While I retired in 2022, I am continuing to teach and publish on rhetoric, higher education, and coalitional leadership, particularly the challenging opportunities facing early-career faculty and staff.

Before retiring, I created social justice rhetorics classes for general-education students and upper-division majors in English. The assignment sequences and materials are included on the Rights Courses page.

In the decade that I served as vice provost for faculty affairs, I worked with faculty senate leaders to institute the career-track and continuing-status tracks for those working off the tenure track, and we also established an inclusive view of scholarship for tenure-track faculty. I also worked with staff and faculty to develop several series of leadership workshops for department heads, staff, and early and mid-career faculty. I have also co-facilitated half-day and full-day leadership workshops at the Conference on College Composition and Communication. Some materials from these workshops are included on the Next-Gen Leadership page.

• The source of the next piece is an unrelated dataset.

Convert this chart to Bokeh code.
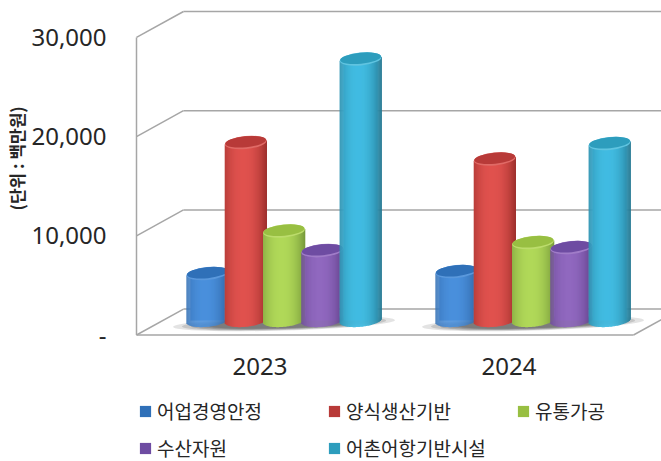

Also on that page is the research on leadership and early-career faculy that I am doing. My published research on leadership includes the introduction to a special issue of College Eng,lsh that I coedited with Joddy Murray. I also published another College English piece on leadership, “The Challenging Opportunities Facing Next-Generation Faculty and Staff Leaders,” with Charles McMartin that was based on a national survey of recent-PhDs in writing studies that we did in 2021. A report on that survey is on the Next-Gen Leadership page along with the introduction and table of contents for an edited collection that we are working on with two other recent PhDs, Next-Gen Perspectives on Coalitional Leadership in Writing Studies: Stratelgies for Launching Careers, Building Networks and Challenging Systemic Inequities, which is forthcoming in an open-access series published by Utah State University Press.

I am also working on a book on the leadership challenges facing English departments and related liberal arts disciplines that builds on my two-volume study of the history of college English. The Formation of College English: Rhetoric and Belles Lettres in the British Cultural Provinces received a national award from the Modern Languages Association, and recent developments in literacy and the literate are examined in The Evolution of College English: Literacy Studies from the Puritans to the Postmoderns.

For those who interested enough to have read this far, I will note that I have received university-wide awards for my own leadership, my work mentoring graduate students, my advocacy for women faculty and staff, and my support for shared governance against the managerialism that is currently transforming institutions of public learning into business enterprises.